Pick out each line with the word "React" from the material that follows.

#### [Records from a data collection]
******

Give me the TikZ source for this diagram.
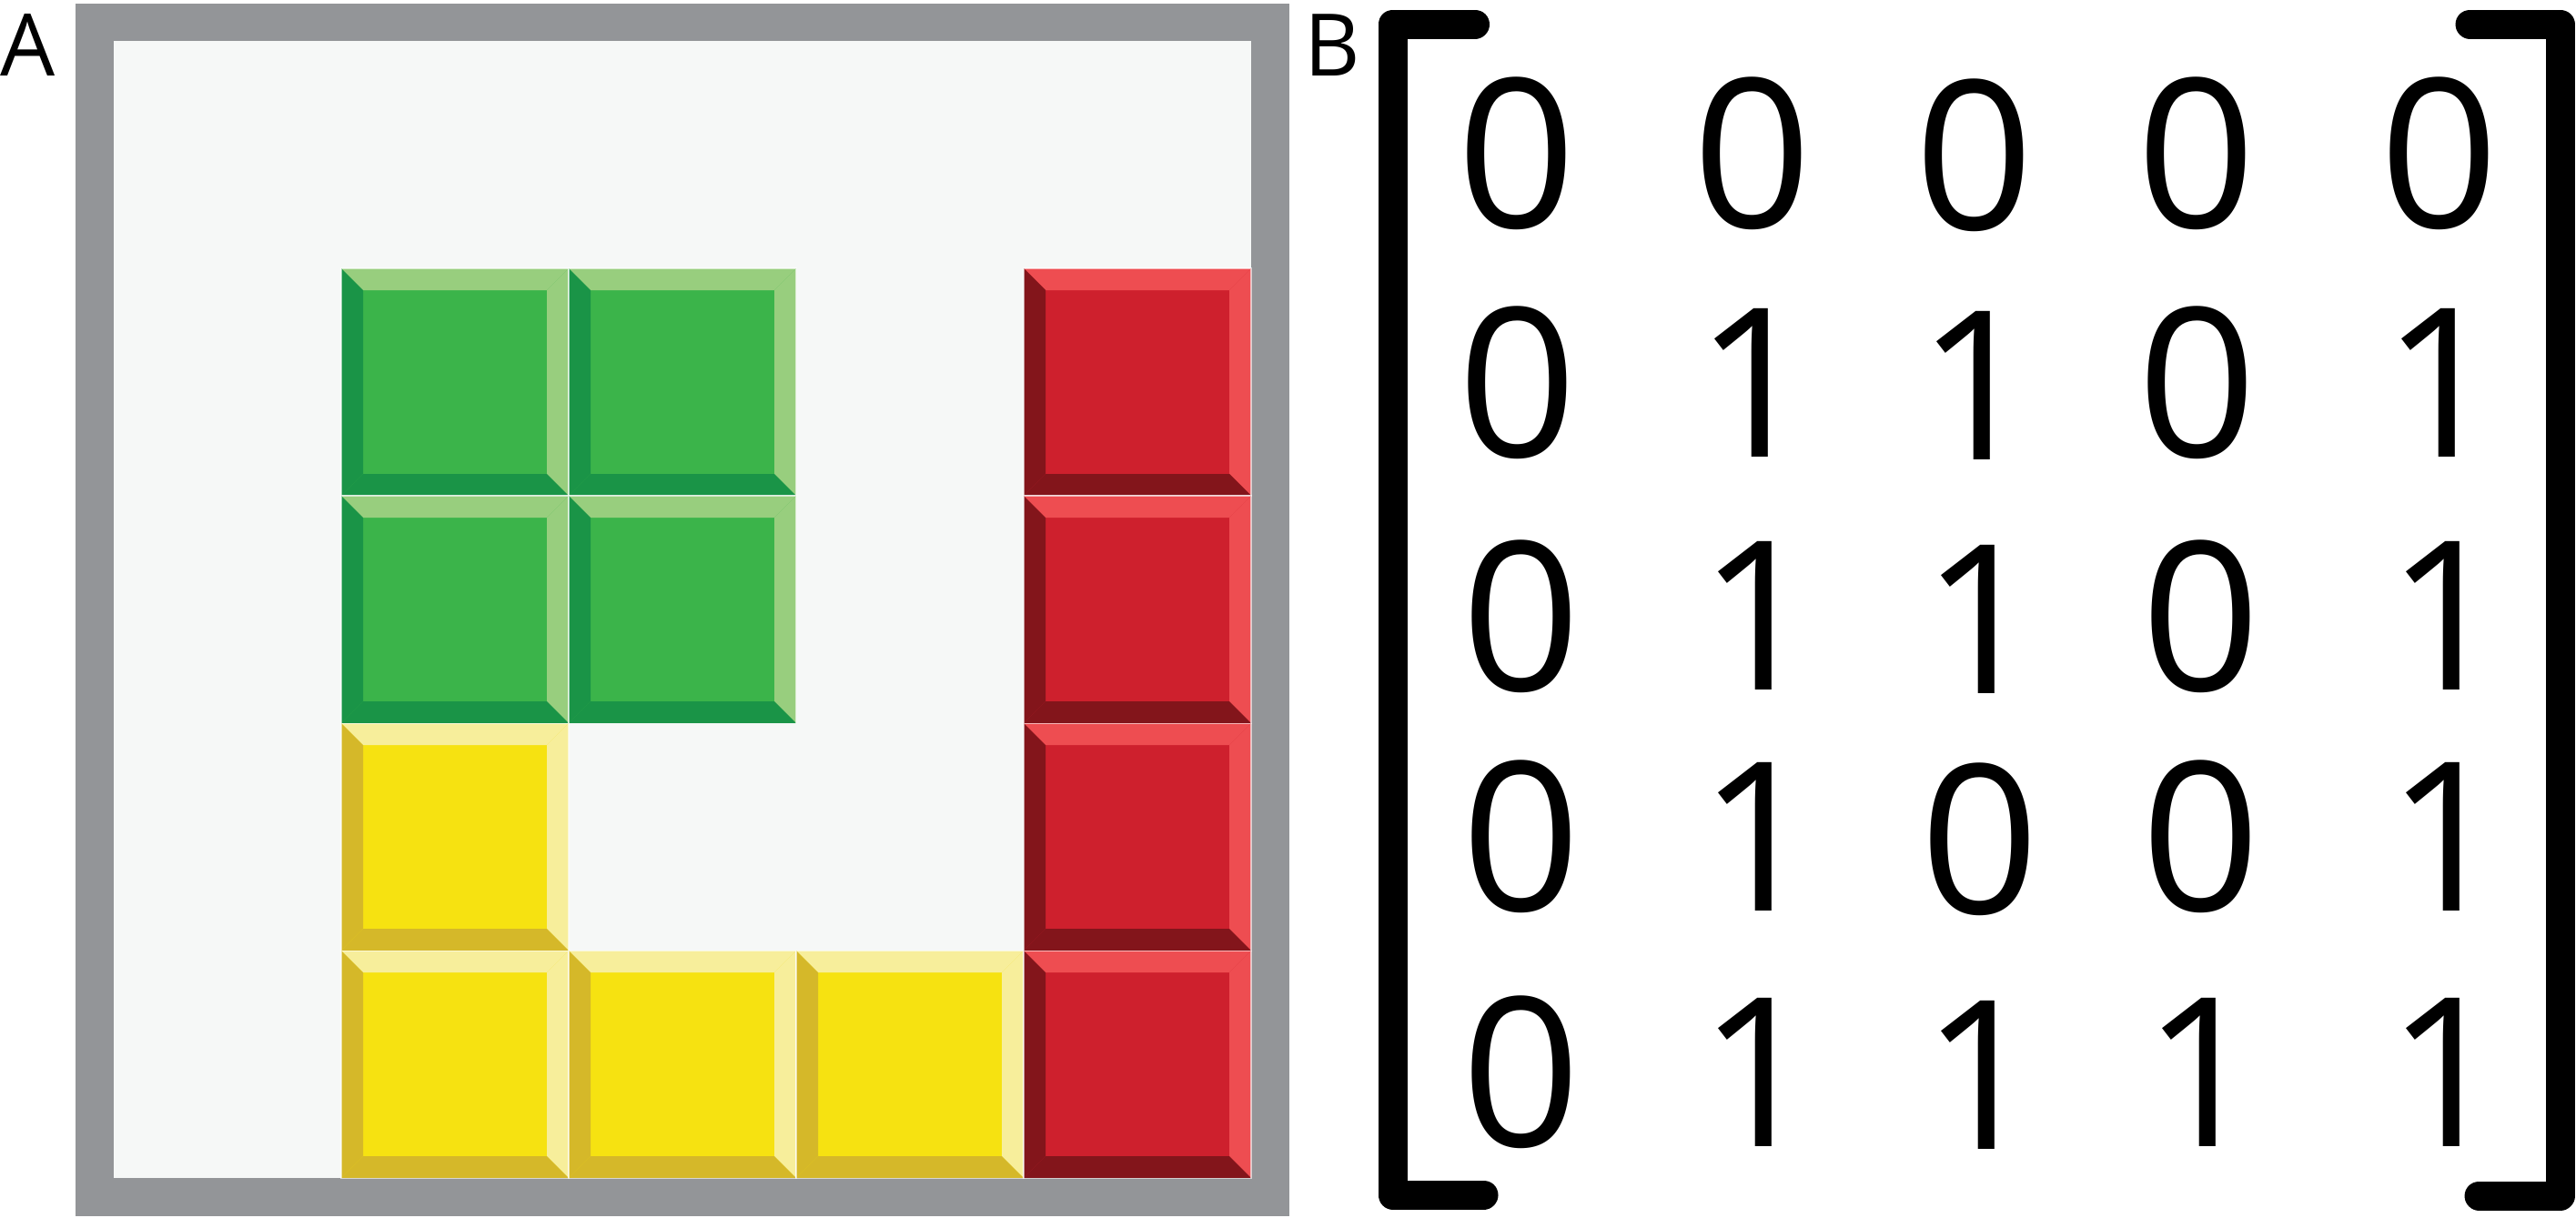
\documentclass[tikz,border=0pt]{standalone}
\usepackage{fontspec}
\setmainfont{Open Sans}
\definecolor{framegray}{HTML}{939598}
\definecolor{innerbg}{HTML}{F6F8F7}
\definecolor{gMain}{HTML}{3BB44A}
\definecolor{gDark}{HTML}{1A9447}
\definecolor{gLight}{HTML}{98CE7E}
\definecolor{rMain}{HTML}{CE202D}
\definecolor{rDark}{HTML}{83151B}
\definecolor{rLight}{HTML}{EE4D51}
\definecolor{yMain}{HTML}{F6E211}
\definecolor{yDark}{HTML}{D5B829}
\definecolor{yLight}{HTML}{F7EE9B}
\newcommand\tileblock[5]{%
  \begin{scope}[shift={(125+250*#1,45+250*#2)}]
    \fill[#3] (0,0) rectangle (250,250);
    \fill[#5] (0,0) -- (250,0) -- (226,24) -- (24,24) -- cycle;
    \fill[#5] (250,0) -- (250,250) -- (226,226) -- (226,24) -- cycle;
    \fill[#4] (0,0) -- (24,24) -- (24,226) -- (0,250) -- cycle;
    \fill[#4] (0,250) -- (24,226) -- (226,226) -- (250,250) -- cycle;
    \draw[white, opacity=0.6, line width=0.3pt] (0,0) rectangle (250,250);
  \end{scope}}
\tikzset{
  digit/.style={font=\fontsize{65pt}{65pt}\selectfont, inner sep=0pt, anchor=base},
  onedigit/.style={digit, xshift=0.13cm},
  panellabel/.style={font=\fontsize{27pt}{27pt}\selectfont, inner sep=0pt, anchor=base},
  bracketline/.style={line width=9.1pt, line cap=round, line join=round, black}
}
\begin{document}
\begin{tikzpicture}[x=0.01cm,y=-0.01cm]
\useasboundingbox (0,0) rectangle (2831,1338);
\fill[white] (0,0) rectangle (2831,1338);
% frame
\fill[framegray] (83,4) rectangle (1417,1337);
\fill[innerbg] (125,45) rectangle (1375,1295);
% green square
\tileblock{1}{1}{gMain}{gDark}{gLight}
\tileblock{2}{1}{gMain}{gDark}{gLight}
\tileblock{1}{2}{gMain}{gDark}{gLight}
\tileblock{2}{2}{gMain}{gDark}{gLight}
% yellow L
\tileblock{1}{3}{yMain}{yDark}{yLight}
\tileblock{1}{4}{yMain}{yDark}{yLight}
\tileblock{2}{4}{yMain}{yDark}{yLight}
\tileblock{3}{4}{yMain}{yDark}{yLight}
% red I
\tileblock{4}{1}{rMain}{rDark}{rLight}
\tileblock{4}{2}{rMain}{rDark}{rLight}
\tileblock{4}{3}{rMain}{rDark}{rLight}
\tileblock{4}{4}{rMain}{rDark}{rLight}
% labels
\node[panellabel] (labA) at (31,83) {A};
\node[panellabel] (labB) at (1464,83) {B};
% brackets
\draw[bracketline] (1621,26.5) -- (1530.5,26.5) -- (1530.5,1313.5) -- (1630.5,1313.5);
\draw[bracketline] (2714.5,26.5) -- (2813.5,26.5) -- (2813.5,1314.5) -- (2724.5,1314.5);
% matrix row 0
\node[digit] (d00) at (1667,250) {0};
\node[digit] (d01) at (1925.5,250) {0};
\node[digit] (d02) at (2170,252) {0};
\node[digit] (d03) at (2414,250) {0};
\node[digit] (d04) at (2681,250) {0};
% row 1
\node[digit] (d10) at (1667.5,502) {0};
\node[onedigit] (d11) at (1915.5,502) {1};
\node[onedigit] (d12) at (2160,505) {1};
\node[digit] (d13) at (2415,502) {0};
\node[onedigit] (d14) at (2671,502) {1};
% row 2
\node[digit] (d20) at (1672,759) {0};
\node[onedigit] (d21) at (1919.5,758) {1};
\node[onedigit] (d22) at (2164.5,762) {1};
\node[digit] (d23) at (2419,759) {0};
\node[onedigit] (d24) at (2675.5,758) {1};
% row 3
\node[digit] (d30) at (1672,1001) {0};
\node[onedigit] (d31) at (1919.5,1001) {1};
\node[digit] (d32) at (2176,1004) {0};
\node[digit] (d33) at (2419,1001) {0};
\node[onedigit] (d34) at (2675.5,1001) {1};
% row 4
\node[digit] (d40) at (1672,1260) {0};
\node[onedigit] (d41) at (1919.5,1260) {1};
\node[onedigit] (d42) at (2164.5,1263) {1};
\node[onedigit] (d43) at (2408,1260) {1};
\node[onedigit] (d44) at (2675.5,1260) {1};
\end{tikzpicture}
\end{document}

******

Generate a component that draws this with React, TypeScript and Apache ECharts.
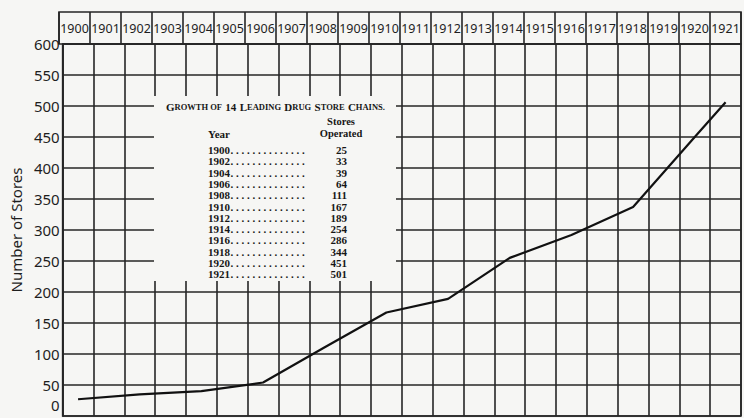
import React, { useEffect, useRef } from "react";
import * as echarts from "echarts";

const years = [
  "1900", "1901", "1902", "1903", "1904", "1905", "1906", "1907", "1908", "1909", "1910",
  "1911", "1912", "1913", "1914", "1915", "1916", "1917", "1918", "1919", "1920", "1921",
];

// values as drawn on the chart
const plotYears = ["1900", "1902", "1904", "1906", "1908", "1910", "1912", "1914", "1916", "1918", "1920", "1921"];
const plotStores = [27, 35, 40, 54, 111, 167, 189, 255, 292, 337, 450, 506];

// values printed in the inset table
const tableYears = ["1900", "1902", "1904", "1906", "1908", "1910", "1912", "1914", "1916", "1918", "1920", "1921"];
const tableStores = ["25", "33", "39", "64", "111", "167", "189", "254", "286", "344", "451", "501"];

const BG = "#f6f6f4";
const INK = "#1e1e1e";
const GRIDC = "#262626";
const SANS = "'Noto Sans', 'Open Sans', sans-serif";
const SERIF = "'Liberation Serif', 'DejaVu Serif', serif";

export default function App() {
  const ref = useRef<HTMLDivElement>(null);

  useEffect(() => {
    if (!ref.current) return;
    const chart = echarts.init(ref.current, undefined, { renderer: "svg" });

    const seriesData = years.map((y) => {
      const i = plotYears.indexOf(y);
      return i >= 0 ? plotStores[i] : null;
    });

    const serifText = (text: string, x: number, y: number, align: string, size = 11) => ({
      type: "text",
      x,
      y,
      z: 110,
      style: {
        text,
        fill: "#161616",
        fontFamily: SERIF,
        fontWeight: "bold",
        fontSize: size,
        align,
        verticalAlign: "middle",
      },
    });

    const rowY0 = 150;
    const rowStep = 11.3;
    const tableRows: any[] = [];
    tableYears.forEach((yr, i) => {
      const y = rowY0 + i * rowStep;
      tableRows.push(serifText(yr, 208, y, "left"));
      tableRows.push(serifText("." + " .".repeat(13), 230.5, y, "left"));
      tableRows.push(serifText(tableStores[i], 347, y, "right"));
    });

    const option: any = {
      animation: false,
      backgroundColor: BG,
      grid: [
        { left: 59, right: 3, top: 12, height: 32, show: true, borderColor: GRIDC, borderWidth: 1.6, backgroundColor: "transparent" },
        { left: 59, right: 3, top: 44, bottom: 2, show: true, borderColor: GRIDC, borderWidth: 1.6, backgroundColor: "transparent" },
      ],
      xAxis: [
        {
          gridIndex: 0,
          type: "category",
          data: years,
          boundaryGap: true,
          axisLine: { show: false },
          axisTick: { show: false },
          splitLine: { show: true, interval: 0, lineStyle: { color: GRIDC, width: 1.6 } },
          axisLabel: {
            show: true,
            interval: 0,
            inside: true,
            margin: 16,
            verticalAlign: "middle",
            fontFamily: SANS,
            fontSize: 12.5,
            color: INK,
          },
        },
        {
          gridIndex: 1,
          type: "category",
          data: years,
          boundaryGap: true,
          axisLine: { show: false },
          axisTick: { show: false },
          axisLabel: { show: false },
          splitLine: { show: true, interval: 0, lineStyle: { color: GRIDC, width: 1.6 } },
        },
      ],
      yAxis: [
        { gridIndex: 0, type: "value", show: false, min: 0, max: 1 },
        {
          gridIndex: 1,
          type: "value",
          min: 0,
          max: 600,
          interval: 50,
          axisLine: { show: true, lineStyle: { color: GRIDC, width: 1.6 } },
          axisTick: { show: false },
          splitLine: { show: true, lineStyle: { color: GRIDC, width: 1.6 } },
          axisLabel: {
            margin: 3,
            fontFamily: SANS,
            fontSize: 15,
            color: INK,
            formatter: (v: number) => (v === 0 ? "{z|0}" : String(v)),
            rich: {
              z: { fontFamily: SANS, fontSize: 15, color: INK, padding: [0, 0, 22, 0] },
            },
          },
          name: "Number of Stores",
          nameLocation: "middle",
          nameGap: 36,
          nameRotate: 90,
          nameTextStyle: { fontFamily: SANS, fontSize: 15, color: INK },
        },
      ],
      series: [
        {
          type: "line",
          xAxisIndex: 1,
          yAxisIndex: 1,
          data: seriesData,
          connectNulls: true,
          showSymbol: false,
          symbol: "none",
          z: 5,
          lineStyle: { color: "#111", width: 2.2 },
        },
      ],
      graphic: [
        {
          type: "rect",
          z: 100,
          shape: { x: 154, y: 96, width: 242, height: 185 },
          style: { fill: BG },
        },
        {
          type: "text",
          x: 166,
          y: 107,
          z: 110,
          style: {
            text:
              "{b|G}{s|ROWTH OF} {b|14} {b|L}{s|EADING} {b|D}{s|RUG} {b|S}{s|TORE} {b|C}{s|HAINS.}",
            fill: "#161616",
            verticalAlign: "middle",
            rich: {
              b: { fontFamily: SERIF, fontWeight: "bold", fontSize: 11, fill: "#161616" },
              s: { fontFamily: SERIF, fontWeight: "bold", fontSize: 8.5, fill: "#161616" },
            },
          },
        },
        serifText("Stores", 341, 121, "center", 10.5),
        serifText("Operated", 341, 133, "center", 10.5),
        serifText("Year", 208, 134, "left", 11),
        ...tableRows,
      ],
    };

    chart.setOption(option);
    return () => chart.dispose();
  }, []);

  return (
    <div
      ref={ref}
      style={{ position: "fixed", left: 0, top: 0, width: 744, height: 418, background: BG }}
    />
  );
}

******

#### [Expected answer]
Generate a component that draws this with React, TypeScript and Apache ECharts.
import React, { useEffect, useRef } from "react";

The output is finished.